Anger flared in her, anger at the situation, anger at herself for flailing to do more, anger especially at the mountain sheep who even now continued to blather about his own importance and how he couldn’t be permitted to die.

“So,” she said, turning on Virim, the arrow she had put to string pulled back, and the hand that held the string quivering, not so much from strain, but from a mad desire to let it loose. “So, what will you do to preserve that life that is so important? I am sure the Meddler has told you what we want. Will you do it?”

Virim did not pretend not to understand.

“I cannot … cannot … You don’t understand the complexities of the situation. I once thought things were simple, too. Believe me, a century of watching things go anything but the way I planned, the way I intended, that has taught me to be careful. Very, very careful.”

Firekeeper snarled, as inarticulate as Virim himself had been a short time before.

The Meddler spoke and she heard him both in her head, and through the medium of the mountain sheep.

“Firekeeper! Give me a chance! I don’t think killing him will break querinalo’s hold. I’ve been—can you believe that I have gone into his mind enough to know something of his thoughts?”

“Harder to believe you are not,”
Firekeeper replied, deliberately not vocalizing her reply.
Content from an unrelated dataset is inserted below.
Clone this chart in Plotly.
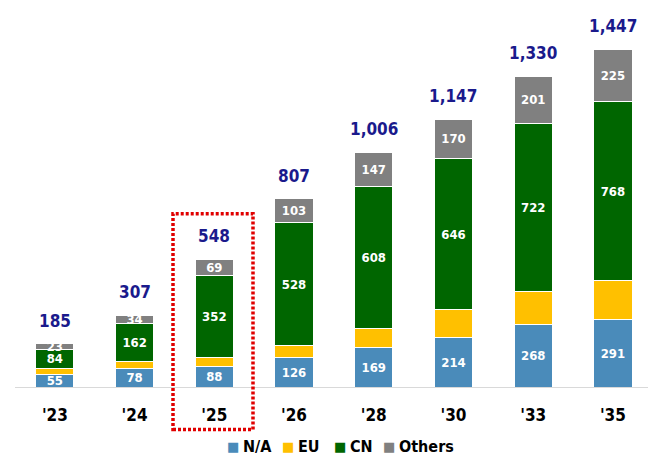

She did let up the pull on her bowstring though, and she saw the mountain sheep’s ears relax the slightest bit.

“I think the curse has its own momentum now,” the Meddler continued. “I’m not saying that it can’t ever be stopped, but doing so is not going to be as easy as ending this one pathetic life.”
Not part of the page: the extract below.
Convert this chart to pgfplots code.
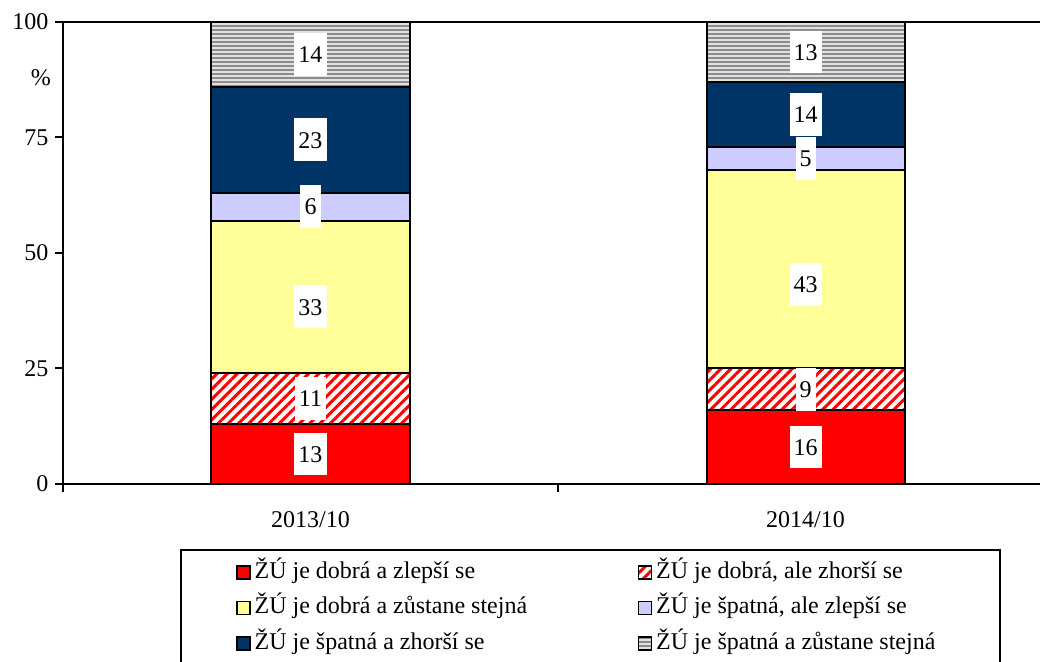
\documentclass[border=0pt]{standalone}
\usepackage{fontspec}
\setmainfont{Liberation Serif}
\usepackage{pgfplots}
\pgfplotsset{compat=1.18}
\usetikzlibrary{patterns.meta}
\definecolor{cyel}{RGB}{255,255,153}
\definecolor{clav}{RGB}{204,204,255}
\definecolor{cnavy}{RGB}{0,51,102}
\definecolor{cgrayb}{RGB}{225,225,225}
\definecolor{cgrayl}{RGB}{140,140,140}
\begin{document}
\begin{tikzpicture}[font=\fontsize{12}{14.4}\selectfont]
\begin{axis}[
  at={(31.5pt,-11pt)}, anchor=north west,
  scale only axis, width=495pt, height=231pt,
  ybar stacked, bar width=0.4,
  xmin=-0.5, xmax=1.5, ymin=0, ymax=100,
  axis line style={line width=1pt},
  tick align=outside, tick pos=left,
  major tick length=3.75pt,
  every tick/.style={black, line width=1pt},
  xtick={-0.5,0.5,1.5}, xticklabels={},
  extra x ticks={0,1}, extra x tick labels={2013/10,2014/10},
  extra x tick style={major tick length=0pt, xticklabel style={yshift=-10pt}},
  ytick={0,25,50,75,100},
  extra y ticks={88}, extra y tick labels={\%},
  extra y tick style={major tick length=0pt, yticklabel style={xshift=-2.5pt}},
  /pgf/number format/assume math mode=true,
  nodes near coords,
  every node near coord/.append style={fill=white, text=black, inner xsep=2pt, inner ysep=6.6pt, text height=8.2pt, text depth=0pt, anchor=center},
  legend columns=2,
  legend cell align=left,
  legend style={at={(0.1182,-0.1407)}, anchor=north west, draw=black, line width=1pt,
    inner xsep=27.5pt, inner ysep=4pt, row sep=3.25pt,
    nodes={text height=8pt, text depth=2.5pt, inner ysep=2pt, line width=0.6pt}},
  legend image code/.code={\draw[#1,draw=black,line width=0.8pt] (0pt,-3.25pt) rectangle (6.5pt,3.25pt);},
]
\addplot[fill=red, draw=black, line width=1pt] coordinates {(0,13) (1,16)};
\addlegendentry{\makebox[189.5pt][l]{ŽÚ je dobrá a zlepší se}}
\addplot[pattern={Lines[angle=45,distance=3.6pt,line width=1.5pt]}, pattern color=red, draw=black, line width=1pt] coordinates {(0,11) (1,9)};
\addlegendentry{\makebox[142.5pt][l]{ŽÚ je dobrá, ale zhorší se}}
\addplot[fill=cyel, draw=black, line width=1pt,
  visualization depends on={value \thisrow{off} \as \laboff},
  every node near coord/.append style={yshift=-\laboff pt}] table {
x y off
0 33 5
1 43 7.5
};
\addlegendentry{\makebox[189.5pt][l]{ŽÚ je dobrá a zůstane stejná}}
\addplot[fill=clav, draw=black, line width=1pt] coordinates {(0,6) (1,5)};
\addlegendentry{\makebox[142.5pt][l]{ŽÚ je špatná, ale zlepší se}}
\addplot[fill=cnavy, draw=black, line width=1pt] coordinates {(0,23) (1,14)};
\addlegendentry{\makebox[189.5pt][l]{ŽÚ je špatná a zhorší se}}
\addplot[fill=cgrayb, postaction={pattern={Lines[angle=0,distance=2pt,line width=0.9pt]}, pattern color=cgrayl}, draw=black, line width=1pt] coordinates {(0,14) (1,13)};
\addlegendentry{\makebox[142.5pt][l]{ŽÚ je špatná a zůstane stejná}}
\end{axis}
\pgfresetboundingbox
\path[use as bounding box] (0,0) rectangle (520pt,-331pt);
\end{tikzpicture}
\end{document}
Firekeeper, who wondered if the Meddler himself might have reasons for wanting Virim kept alive, still had to admit that what he said had sense in it. Querinalo’s range was too vast, its power too comprehensive for her to believe there could be as easy a solution as one death.

Still, no reason for Virim to know this.

“I have no choice.” she said. “The fleet may win today, may come tomorrow. We must have others to fight for us. With querinalo we cannot recruit. Without it … Even then we would be sorely pressed. Humans are not wolves to quickly learn to hunt together, and even the best packs are those that have hunted together for a long time.”
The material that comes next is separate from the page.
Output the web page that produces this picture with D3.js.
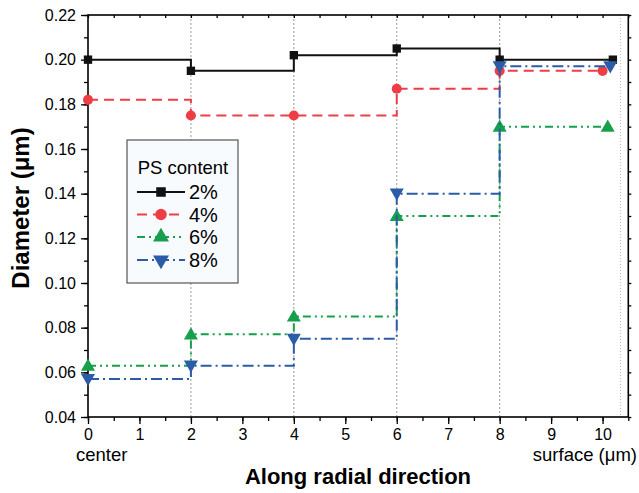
<!DOCTYPE html>
<html><head><meta charset="utf-8">
<script src="https://cdn.jsdelivr.net/npm/d3@7"></script>
<style>body{margin:0;background:#fff}svg{display:block;font-family:"Liberation Sans",Arial,sans-serif}</style>
</head><body><svg id="c" width="639" height="493"></svg>
<script>
const positions = [0, 2, 4, 6, 8];
const seriesNames = ["2%", "4%", "6%", "8%"];
const endPos = [10.2, 10.0, 10.1, 10.15];
const d2 = [0.200, 0.195, 0.202, 0.205, 0.200, 0.200];
const d4 = [0.182, 0.175, 0.175, 0.187, 0.195, 0.195];
const d6 = [0.063, 0.077, 0.085, 0.130, 0.170, 0.170];
const d8 = [0.057, 0.063, 0.075, 0.140, 0.197, 0.197];
const xTicks = [0,1,2,3,4,5,6,7,8,9,10];
const yTicks = [0.04,0.06,0.08,0.10,0.12,0.14,0.16,0.18,0.20,0.22];
const guideLines = [2, 4, 6, 8];
const surfaceLine = 10.35;

const colors = ["#111111", "#ee3e45", "#16a04c", "#2a5ca8"];
const dashes = [null, "10,6", "8,4,2,4,2,4", "11,4,2,4"];
const shapes = [d3.symbolSquare, d3.symbolCircle, d3.symbolTriangle, d3.symbolTriangle];
const symSizes = [70, 80, 85, 85];
const rot = [0, 0, 0, 180];
const allData = [d2, d4, d6, d8];

const svg = d3.select("#c");
const m = {l: 88, r: 628.3, t: 15, b: 417};
const x = d3.scaleLinear().domain([0, 10.5]).range([m.l, m.r]);
const y = d3.scaleLinear().domain([0.04, 0.22]).range([m.b, m.t]);

// guide lines
svg.selectAll("line.g").data(guideLines).join("line")
  .attr("x1", d => x(d)).attr("x2", d => x(d)).attr("y1", m.t).attr("y2", m.b)
  .attr("stroke", "#999").attr("stroke-width", 1).attr("stroke-dasharray", "2,2");
svg.append("line").attr("x1", x(surfaceLine)).attr("x2", x(surfaceLine)).attr("y1", m.t).attr("y2", m.b)
  .attr("stroke", "#bbb").attr("stroke-width", 1).attr("stroke-dasharray", "1,2");

// axes
const minorX = d3.range(0, 10.51, 0.5);
const minorY = d3.range(0.04, 0.2201, 0.01);
function styleAxis(g){ g.select(".domain").remove(); g.selectAll("line").attr("stroke","#000").attr("stroke-width",1.3); }
svg.append("g").attr("transform", `translate(0,${m.b})`)
  .call(d3.axisBottom(x).tickValues(minorX).tickSize(4).tickFormat("")).call(styleAxis);
svg.append("g").attr("transform", `translate(0,${m.b})`)
  .call(d3.axisBottom(x).tickValues(xTicks).tickSize(7).tickPadding(5).tickFormat(d3.format("d")))
  .call(styleAxis).call(g => g.selectAll("text").attr("font-size", 16).attr("fill", "#000"));
svg.append("g").attr("transform", `translate(${m.l},0)`)
  .call(d3.axisLeft(y).tickValues(minorY).tickSize(4).tickFormat("")).call(styleAxis);
svg.append("g").attr("transform", `translate(${m.l},0)`)
  .call(d3.axisLeft(y).tickValues(yTicks).tickSize(7).tickPadding(5).tickFormat(d3.format(".2f")))
  .call(styleAxis).call(g => g.selectAll("text").attr("font-size", 16).attr("fill", "#000"));
svg.append("g").attr("transform", `translate(0,${m.t})`)
  .call(d3.axisBottom(x).tickValues(minorX).tickSize(3).tickFormat("")).call(styleAxis);
svg.append("g").attr("transform", `translate(${m.r},0)`)
  .call(d3.axisRight(y).tickValues(minorY).tickSize(3).tickFormat("")).call(styleAxis);
svg.append("rect").attr("x", m.l).attr("y", m.t).attr("width", m.r - m.l).attr("height", m.b - m.t)
  .attr("fill", "none").attr("stroke", "#000").attr("stroke-width", 1.6);

// series
const line = d3.line().x(d => x(d[0])).y(d => y(d[1])).curve(d3.curveStepAfter);
allData.forEach((vals, i) => {
  const pts = positions.map((p, j) => [p, vals[j]]);
  pts.push([endPos[i], vals[positions.length]]);
  svg.append("path").datum(pts).attr("d", line).attr("fill", "none")
    .attr("stroke", colors[i]).attr("stroke-width", 2)
    .attr("stroke-dasharray", dashes[i]);
  svg.selectAll(null).data(pts).join("path")
    .attr("d", d3.symbol().type(shapes[i]).size(symSizes[i]))
    .attr("transform", d => `translate(${x(d[0])},${y(d[1]) + (rot[i] ? -1 : (i === 2 ? 1 : 0))}) rotate(${rot[i]})`)
    .attr("fill", colors[i]);
});

// legend
const lg = svg.append("g");
lg.append("rect").attr("x", 127).attr("y", 140).attr("width", 111).attr("height", 143)
  .attr("fill", "#f8fbfe").attr("stroke", "#555").attr("stroke-width", 1.2);
lg.append("text").attr("x", 183).attr("y", 174).attr("text-anchor", "middle")
  .attr("font-size", 18.5).text("PS content");
const rowY = [192, 214.5, 237, 260];
seriesNames.forEach((n, i) => {
  lg.append("line").attr("x1", 137).attr("x2", 185).attr("y1", rowY[i]).attr("y2", rowY[i])
    .attr("stroke", colors[i]).attr("stroke-width", 2).attr("stroke-dasharray", dashes[i]);
  lg.append("path").attr("d", d3.symbol().type(shapes[i]).size(symSizes[i] * 1.3))
    .attr("transform", `translate(161,${rowY[i]}) rotate(${rot[i]})`).attr("fill", colors[i]);
  lg.append("text").attr("x", 189).attr("y", rowY[i] + 7).attr("font-size", 20).text(n);
});

// labels
svg.append("text").attr("x", 76).attr("y", 461).attr("font-size", 18.5).text("center");
svg.append("text").attr("x", 637).attr("y", 461).attr("text-anchor", "end").attr("font-size", 18.5).text("surface (μm)");
svg.append("text").attr("x", 358).attr("y", 484).attr("text-anchor", "middle")
  .attr("font-size", 22).attr("font-weight", "bold").text("Along radial direction");
svg.append("text").attr("transform", "translate(29,208) rotate(-90)").attr("text-anchor", "middle")
  .attr("font-size", 24).attr("font-weight", "bold").text("Diameter (μm)");
</script></body></html>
“A compromise, then.” Virim spoke to her with remarkable lack of vacillation. “I will tell you where you can find others to fight for you.”

“What?” Firekeeper said. “Who?”

“The Bound,” Virim replied eagerly. “They have vowed themselves to me and my defense. They could be brought here through the gates.”

“Too late,” Firekeeper retorted.

She saw a marine about to attack Wort from behind and loosed an arrow to stop him. Wort, absorbed with the soldier he had been fighting, didn’t even notice. One of the armed landing craft did, and a quickly aimed arrow shredded leaves from Virim’s tree.

“Stop that!” Virim cried, and fell again to panicked ovine bleating that needed no translation. “You’re putting us in danger!”

As Firekeeper fit another arrow to her bowstring, she heard the mountain sheep utter what had to be a profanity, although she recognized neither it nor the language in which it was spoken. Part of her brain did take idle note that whatever the word was, it could be shaped by a sheep’s mouth.

She took careful aim. and the sailor behind the big bow on the landing craft fell back, bending over his thigh. Distance and the sounds of the sea and other battles drowned out his screams, but Firekeeper had no difficulty imagining them.